La primera se evaporaba en
mi garganta y la segunda la disfrutaba en el vehículo ante la mirada de mi
esposa que ni condenaba ni transigía. Los últimos kilómetros del viaje eran un
suplicio; aunque me lo aseguraban muchas veces, siempre imaginaba que al llegar
el aire acondicionado en la casa no funcionaba y pasaríamos doce días entre calor
y mosquitos sin hablar de cristo. Por supuesto el aire funcionaba y sin saber cómo
porque la mente se ocupaba de acelerar los hechos hasta hacernos flotar en la
piscina, cerrábamos la jornada con la satisfacción de haber llegado a salvo.

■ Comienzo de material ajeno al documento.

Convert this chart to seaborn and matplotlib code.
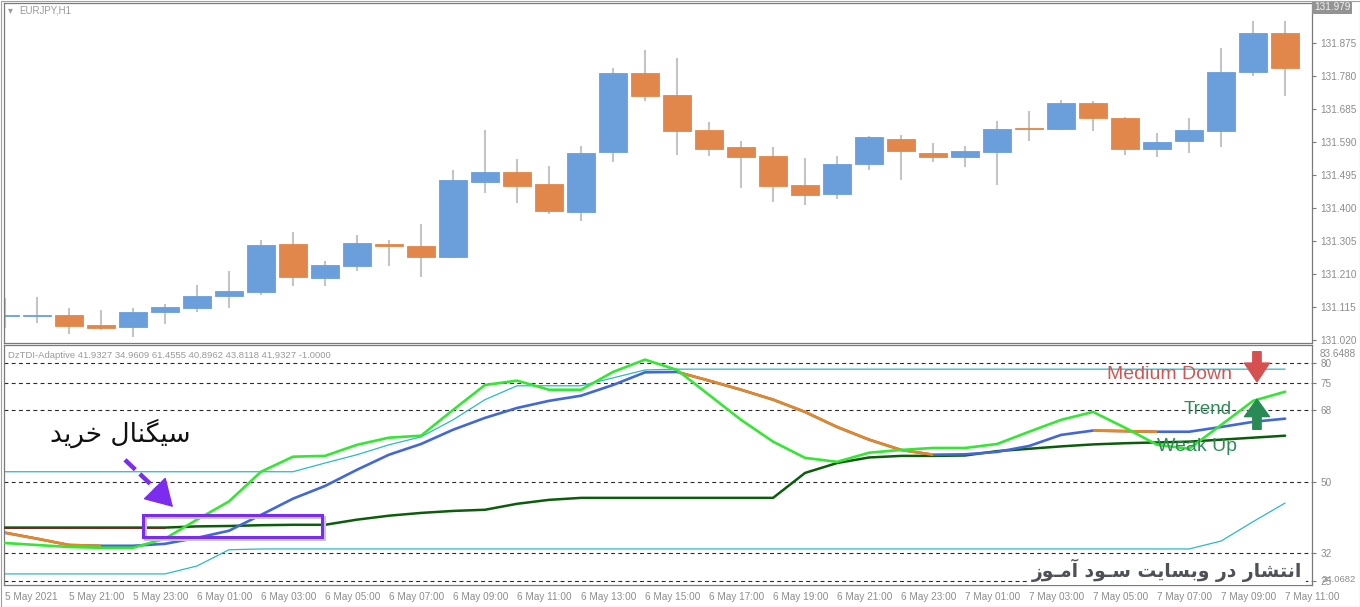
import matplotlib
matplotlib.use("Agg")
import numpy as np
import pandas as pd
import matplotlib.pyplot as plt
import matplotlib.transforms as mtransforms
from matplotlib.patches import Rectangle
import seaborn as sns

# ---- data -------------------------------------------------------------
# EURJPY H1 candles, 5 May 19:00 .. 7 May 11:00
opens = [131.090, 131.091, 131.093, 131.064, 131.059, 131.100, 131.114, 131.146, 131.160, 131.297,
         131.200, 131.235, 131.297, 131.292, 131.261, 131.477, 131.505, 131.470, 131.389, 131.563,
         131.790, 131.726, 131.625, 131.577, 131.551, 131.467, 131.442, 131.526, 131.600, 131.560,
         131.549, 131.563, 131.632, 131.629, 131.703, 131.661, 131.572, 131.595, 131.623, 131.793,
         131.905]
closes = [131.092, 131.093, 131.062, 131.056, 131.102, 131.116, 131.148, 131.162, 131.294, 131.203,
          131.237, 131.300, 131.290, 131.261, 131.482, 131.505, 131.465, 131.393, 131.559, 131.790,
          131.724, 131.623, 131.572, 131.549, 131.465, 131.439, 131.528, 131.605, 131.566, 131.549,
          131.565, 131.628, 131.628, 131.703, 131.661, 131.571, 131.591, 131.625, 131.793, 131.905,
          131.805]
highs = [131.142, 131.145, 131.114, 131.107, 131.112, 131.125, 131.179, 131.220, 131.309, 131.331,
         131.249, 131.323, 131.309, 131.355, 131.510, 131.625, 131.542, 131.522, 131.579, 131.803,
         131.856, 131.834, 131.649, 131.594, 131.576, 131.544, 131.551, 131.608, 131.611, 131.589,
         131.580, 131.651, 131.681, 131.712, 131.710, 131.664, 131.618, 131.661, 131.861, 131.939,
         131.939]
lows = [131.056, 131.070, 131.037, 131.050, 131.030, 131.066, 131.102, 131.114, 131.150, 131.176,
        131.177, 131.220, 131.234, 131.203, 131.256, 131.445, 131.416, 131.383, 131.362, 131.534,
        131.710, 131.553, 131.551, 131.459, 131.419, 131.408, 131.426, 131.510, 131.480, 131.532,
        131.520, 131.467, 131.594, 131.625, 131.621, 131.553, 131.549, 131.560, 131.575, 131.781,
        131.723]

# DzTDI-Adaptive buffers
price_line = [34.5, 34.0, 33.5, 33.3, 33.3, 35.6, 40.4, 45.0, 52.5, 56.3,
              56.5, 59.3, 61.1, 61.6, 68.1, 74.4, 75.5, 73.2, 73.2, 77.7,
              80.8, 78.2, 71.9, 65.6, 60.1, 56.0, 55.0, 57.3, 58.0, 58.5,
              58.5, 59.5, 62.6, 65.6, 67.6, 63.6, 59.3, 58.3, 64.3, 70.4,
              72.7]
signal_line = [37.1, 35.6, 34.0, 33.8, 33.8, 34.3, 35.8, 37.6, 41.6, 45.7,
               48.9, 53.0, 56.8, 59.5, 63.1, 66.1, 68.6, 70.4, 71.7, 74.4,
               77.6, 77.7, 75.5, 73.2, 70.7, 67.6, 63.8, 60.6, 58.0, 56.8,
               56.9, 57.5, 59.0, 61.8, 62.9, 62.75, 62.6, 62.6, 63.8, 65.1,
               65.9]
base_line = [38.4, 38.4, 38.4, 38.4, 38.4, 38.4, 38.7, 38.8, 39.0, 39.1,
             39.1, 40.4, 41.4, 42.1, 42.6, 42.9, 44.4, 45.4, 45.9, 45.9,
             45.9, 45.9, 45.9, 45.9, 45.9, 52.2, 54.7, 56.1, 56.5, 56.5,
             56.6, 57.7, 58.3, 58.9, 59.4, 59.7, 59.9, 60.1, 60.6, 61.1,
             61.6]
base_down = [True, True, True, True, True] + [False] * 35   # segment state
upper_band = [52.5, 52.5, 52.5, 52.5, 52.5, 52.5, 52.5, 52.5, 52.5, 52.5,
              54.7, 56.8, 59.3, 61.3, 65.6, 70.7, 74.2, 74.2, 74.2, 76.2,
              78.2, 78.4, 78.4, 78.4, 78.4, 78.4, 78.4, 78.4, 78.4, 78.4,
              78.4, 78.4, 78.4, 78.4, 78.4, 78.4, 78.4, 78.4, 78.4, 78.4,
              78.4]
lower_band = [26.7, 26.7, 26.7, 26.7, 26.7, 26.7, 28.7, 32.8, 33.0, 33.0,
              33.0, 33.0, 33.0, 33.0, 33.0, 33.0, 33.0, 33.0, 33.0, 33.0,
              33.0, 33.0, 33.0, 33.0, 33.0, 33.0, 33.0, 33.0, 33.0, 33.0,
              33.0, 33.0, 33.0, 33.0, 33.0, 33.0, 33.0, 33.0, 35.0, 39.9,
              44.6]
levels = [80, 75, 68, 50, 32, 25]

price_ticks = [131.020, 131.115, 131.210, 131.305, 131.400, 131.495, 131.590, 131.685, 131.780, 131.875]
time_labels = ["5 May 2021", "5 May 21:00", "5 May 23:00", "6 May 01:00", "6 May 03:00",
               "6 May 05:00", "6 May 07:00", "6 May 09:00", "6 May 11:00", "6 May 13:00",
               "6 May 15:00", "6 May 17:00", "6 May 19:00", "6 May 21:00", "6 May 23:00",
               "7 May 01:00", "7 May 03:00", "7 May 05:00", "7 May 07:00", "7 May 09:00",
               "7 May 11:00"]

bars = np.arange(len(opens))
df = pd.DataFrame({"bar": bars, "open": opens, "close": closes, "high": highs, "low": lows,
                   "price": price_line, "signal": signal_line, "base": base_line,
                   "up_band": upper_band, "dn_band": lower_band})

# ---- persian text shaping (matplotlib has no arabic shaping / bidi) -----
FORMS = {
    "\u0627": ("\uFE8D", "\uFE8E", None, None),      # alef
    "\u0622": ("\uFE81", "\uFE82", None, None),      # alef madda
    "\u0628": ("\uFE8F", "\uFE90", "\uFE91", "\uFE92"),
    "\u062A": ("\uFE95", "\uFE96", "\uFE97", "\uFE98"),
    "\u062E": ("\uFEA5", "\uFEA6", "\uFEA7", "\uFEA8"),
    "\u062F": ("\uFEA9", "\uFEAA", None, None),
    "\u0631": ("\uFEAD", "\uFEAE", None, None),
    "\u0632": ("\uFEAF", "\uFEB0", None, None),
    "\u0633": ("\uFEB1", "\uFEB2", "\uFEB3", "\uFEB4"),
    "\u0634": ("\uFEB5", "\uFEB6", "\uFEB7", "\uFEB8"),
    "\u0644": ("\uFEDD", "\uFEDE", "\uFEDF", "\uFEE0"),
    "\u0645": ("\uFEE1", "\uFEE2", "\uFEE3", "\uFEE4"),
    "\u0646": ("\uFEE5", "\uFEE6", "\uFEE7", "\uFEE8"),
    "\u0648": ("\uFEED", "\uFEEE", None, None),
    "\u06CC": ("\uFBFC", "\uFBFD", "\uFBFE", "\uFBFF"),
    "\u06AF": ("\uFB92", "\uFB93", "\uFB94", "\uFB95"),
    "\u0640": ("\u0640", "\u0640", "\u0640", "\u0640"),  # tatweel
}


def shape_fa(text):
    out = []
    for j, ch in enumerate(text):
        if ch not in FORMS:
            out.append(ch)
            continue
        iso, fin, ini, med = FORMS[ch]
        prev = text[j - 1] if j > 0 else ""
        nxt = text[j + 1] if j + 1 < len(text) else ""
        jp = prev in FORMS and FORMS[prev][2] is not None
        jn = ini is not None and nxt in FORMS
        if jp and jn:
            out.append(med)
        elif jp:
            out.append(fin)
        elif jn:
            out.append(ini)
        else:
            out.append(iso)
    return "".join(reversed(out))


# ---- style ------------------------------------------------------------
sns.set_style("white")
plt.rcParams["font.family"] = ["Liberation Sans", "DejaVu Sans"]

W, H = 1360, 607
fig = plt.figure(figsize=(W / 100, H / 100), dpi=100)
fig.patch.set_facecolor("white")


def box(x0, y0, x1, y1):
    return [x0 / W, 1 - y1 / H, (x1 - x0) / W, (y1 - y0) / H]


ax1 = fig.add_axes(box(4, 3, 1312, 343))
ax2 = fig.add_axes(box(4, 345, 1312, 585))

gray_txt = "#8c8c8c"
for ax in (ax1, ax2):
    for s in ax.spines.values():
        s.set_color("#7a7a7a")
        s.set_linewidth(0.9)
    ax.yaxis.tick_right()
    ax.tick_params(axis="y", direction="out", length=3, width=0.8, colors="#7a7a7a",
                   labelcolor=gray_txt, labelsize=7.2, pad=3)
    ax.set_xlim(-0.03, 40.84)

# outer frame like the terminal window
fig.add_artist(Rectangle((0.5 / W, 0.5 / H), (W - 1) / W, (H - 1) / H, transform=fig.transFigure,
                         fill=False, ec="#a0a0a0", lw=0.8))

# ---- candles ----------------------------------------------------------
blue_c, orange_c = "#6a9fdb", "#e2874b"
up = df["close"] >= df["open"]
body_col = np.where(up, blue_c, orange_c)
ax1.vlines(df["bar"], df["low"], df["high"], color="#c4c4c4", lw=1.5, zorder=1)
ax1.bar(df["bar"], (df["close"] - df["open"]).abs(), bottom=df[["open", "close"]].min(axis=1),
        width=0.875, color=body_col, edgecolor=body_col, lw=0.6, zorder=2)
ax1.set_ylim(131.012, 131.991)
ax1.set_yticks(price_ticks)
ax1.set_yticklabels([f"{t:.3f}" for t in price_ticks])
ax1.set_xticks([])
ax1.set_xlabel("")
trans1 = mtransforms.blended_transform_factory(ax1.transAxes, ax1.transData)
ax1.text(1.0015, 131.979, "131.979", transform=trans1, fontsize=7.2, color="#f2f2f2",
         va="center", ha="left", bbox=dict(boxstyle="square,pad=0.15", fc="#939393", ec="none"))
ax1.text(0.003, 0.978, "\u25BE", transform=ax1.transAxes, fontsize=7, color="#999999",
         family="DejaVu Sans", va="center", ha="left")
ax1.text(0.0115, 0.978, "EURJPY,H1", transform=ax1.transAxes, fontsize=7, color="#999999",
         va="center", ha="left")

# ---- indicator --------------------------------------------------------
for lvl in levels:
    ax2.axhline(lvl, color="#2a2a2a", lw=0.8, ls=(0, (3.5, 3)), zorder=1)

cyan = "#2bb9c3"
sns.lineplot(data=df, x="bar", y="up_band", ax=ax2, color=cyan, lw=0.9, zorder=2)
sns.lineplot(data=df, x="bar", y="dn_band", ax=ax2, color=cyan, lw=0.9, zorder=2)

sns.lineplot(data=df, x="bar", y="base", ax=ax2, color="#0b5c0b", lw=1.8, zorder=3)
for i, dn in enumerate(base_down):
    if dn:
        ax2.plot(bars[i:i + 2], base_line[i:i + 2], color="#7a2222", lw=1.3, zorder=3.1)

sns.lineplot(data=df, x="bar", y="signal", ax=ax2, color="#4268d6", lw=1.9, zorder=4)
sig = np.array(signal_line)
for i in range(len(sig) - 1):
    if sig[i + 1] < sig[i]:
        ax2.plot(bars[i:i + 2], sig[i:i + 2], color="#e8871e", lw=1.9, zorder=4.1,
                 solid_capstyle="butt")

sns.lineplot(data=df, x="bar", y="price", ax=ax2, color="#35e635", lw=1.9, zorder=5)

ax2.set_ylim(23.9, 84.5)
ax2.set_yticks(levels)
ax2.set_yticklabels([str(l) for l in levels])
ax2.set_ylabel("")
ax2.set_xlabel("")
ax2.set_xticks(bars[::2])
ax2.set_xticklabels(time_labels)
ax2.tick_params(axis="x", direction="out", length=3, width=0.8, colors="#7a7a7a",
                labelcolor=gray_txt, labelsize=7.2, pad=2)
for lbl in ax2.get_xticklabels():
    lbl.set_ha("left")

trans2 = mtransforms.blended_transform_factory(ax2.transAxes, ax2.transData)
ax2.text(1.006, 82.2, "83.6488", transform=trans2, fontsize=7.2, color=gray_txt, va="center")
ax2.text(1.0075, 25.4, "24.0682", transform=trans2, fontsize=6.8, color=gray_txt, va="center")
ax2.text(0.003, 0.958, "DzTDI-Adaptive 41.9327 34.9609 61.4555 40.8962 43.8118 41.9327 -1.0000",
         transform=ax2.transAxes, fontsize=6.8, color="#999999", va="center", ha="left")

# trend labels and arrows
red_t, green_t = "#cf5656", "#2e8b57"
ax2.text(38.34, 77.0, "Medium Down", color=red_t, fontsize=14, ha="right", va="center", zorder=6)
ax2.text(38.34, 68.1, "Trend", color=green_t, fontsize=13.5, ha="right", va="center", zorder=6)
ax2.text(38.5, 58.8, "Weak Up", color=green_t, fontsize=14, ha="right", va="center", zorder=6)
ax2.annotate("", xy=(39.12, 75.2), xytext=(39.12, 82.8),
             arrowprops=dict(arrowstyle="simple,head_length=1.35,head_width=1.8,tail_width=0.6",
                             mutation_scale=10, fc="#d65050", ec="#d65050", shrinkA=0, shrinkB=0),
             zorder=6)
ax2.annotate("", xy=(39.12, 70.8), xytext=(39.12, 63.2),
             arrowprops=dict(arrowstyle="simple,head_length=1.25,head_width=1.8,tail_width=0.6",
                             mutation_scale=10, fc="#2a8a55", ec="#2a8a55", shrinkA=0, shrinkB=0),
             zorder=6)

# buy-signal annotation
purple = "#7b2cef"
shadow = ax2.transData + mtransforms.ScaledTranslation(2 / 100, -2 / 100, fig.dpi_scale_trans)
ax2.add_patch(Rectangle((4.31, 36.1), 5.6, 5.5, fill=False, ec="#c8c8d2", lw=2.2, zorder=6.9,
                        transform=shadow))
ax2.add_patch(Rectangle((4.31, 36.1), 5.6, 5.5, fill=False, ec=purple, lw=2.2, zorder=7))
ax2.plot([3.75, 4.78], [55.5, 47.6], color=purple, lw=3.2, ls=(0, (3.2, 1.4)), zorder=7,
         solid_capstyle="butt", dash_capstyle="butt")
ax2.annotate("", xy=(5.25, 43.6), xytext=(4.75, 47.7),
             arrowprops=dict(arrowstyle="-|>,head_length=1.1,head_width=0.65", mutation_scale=16,
                             fc=purple, ec=purple, lw=1, shrinkA=0, shrinkB=0), zorder=7)
ax2.text(3.6, 62.3, shape_fa("\u0633\u06CC\u06AF\u0646\u0627\u0644 \u062E\u0631\u06CC\u062F"),
         family="DejaVu Sans", fontsize=19, color="#111111", ha="center", va="center", zorder=7)

ax2.text(40.53, 27.7,
         shape_fa("\u0627\u0646\u062A\u0634\u0627\u0631 \u062F\u0631 \u0648\u0628\u0633\u0627\u06CC\u062A "
                  "\u0633\u0640\u0648\u062F \u0622\u0645\u0640\u0648\u0632"),
         family="DejaVu Sans", fontweight="bold", fontsize=13.5, color="#4f5058",
         ha="right", va="center", zorder=8,
         bbox=dict(boxstyle="square,pad=0.2", fc="white", ec="none"))

fig.savefig("out.png", dpi=100, facecolor="white")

Recuerdo que algunas veces
nos acompañaban familiares que intentaban romper la felicidad por la forma loca
cómo aseguramos que la vida nos adeuda, pero todo se salvaba al llegar a la
playa, disfrutar de la mejor costa del mundo, beber whiskey escoses con agua de
coco, mientras la señora que mejor las hace se dedicaba a freírnos docenas de
empanadas rellenas de cazón y ají dulce.
Allí es donde quiero
retirarme, y pasar un verano eterno. Difícil la posibilidad de hacerlo, pues
si, ahora estamos ante lides enredadas, pero para tener futuro debemos procurar
el rescate de nuestra tierra e intentar ser lo que nunca hemos logrado,
personas benditas y agradecidas, dueñas del paraíso y responsables de la
complejidad de gestionarlo.
Para cerrar, comento que la
cumbre del viaje era lograr al regreso explicarles a nuestros perros las
razones de nuestra ausencia, porque entendían que era abandono, por tanto,
espero volver pronto para que sepan que no ha sido así.